TERRY VISPERAS, OF HONOLULU:
Hope this story helps those guys still on the bubble about asking their girlfriends' parents' permission to marry their daughters. Here is a worthy idea that worked for us and helped to jump start our life together!
As students in the graduate program of the School of Public Health at the University of Hawai'i, my girlfriend at the time, Tammie, and I really found our life's passion in our field of study through our work in community health on the Wai'anae Coast. Fortunate for us this passion in work also developed into our own personal chemistry and love and by 1999, we had talked seriously about getting married and our goal was January 2000.
There was only one problem. We both came from traditional households of respect and asking her parents to marry was a must and a huge deal for her and a possible crisis waiting to happen for me. I admit at the time I was scared! Her parents were very strict. Tammie had it easy, my family was excited for the opportunity. But Tammie's parents on the other hand were a different story.

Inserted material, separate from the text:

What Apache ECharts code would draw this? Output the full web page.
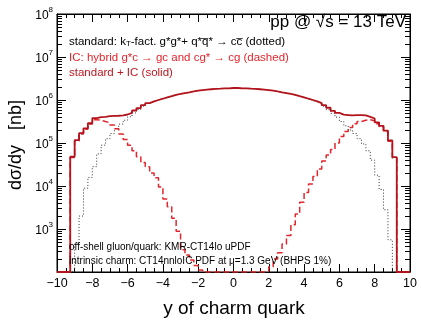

After all, they were not only her parents but the pastor of our church that we were attending. What if I asked and they would say 'no'? That could be a real possibility.
As mentioned earlier, our goal was January 2000, so I had to work fast. The plan seemed simple on paper. Get permission and start planning like crazy for our dream wedding. Lucky for me, this all happened in March 1999, so I had this great idea. I chose April 1 as the magical date to ask her parents for permission. In my mind the night would be spectacular. IF the answer was YES, they would see me as a great guy, providing a great relaxing evening out at Ruth's Chris Steakhouse with all the fixings. A gigantic sizzling steak, cauliflower and don't forget their humongous broccoli branches and awesome service. However, if the dreaded answer was NO, guess what — APRIL FOOLS! In my mind, it was a literally 'fool proof' opportunity.
Let's just say it worked! We have been married (seems like only yesterday) for eight years now and have a very talented 'miracle' son, Nainoa, who is now 5 years old.
Oh by the way, we have a family tradition: On April 1, we celebrate the night at Ruth's Chris Steakhouse!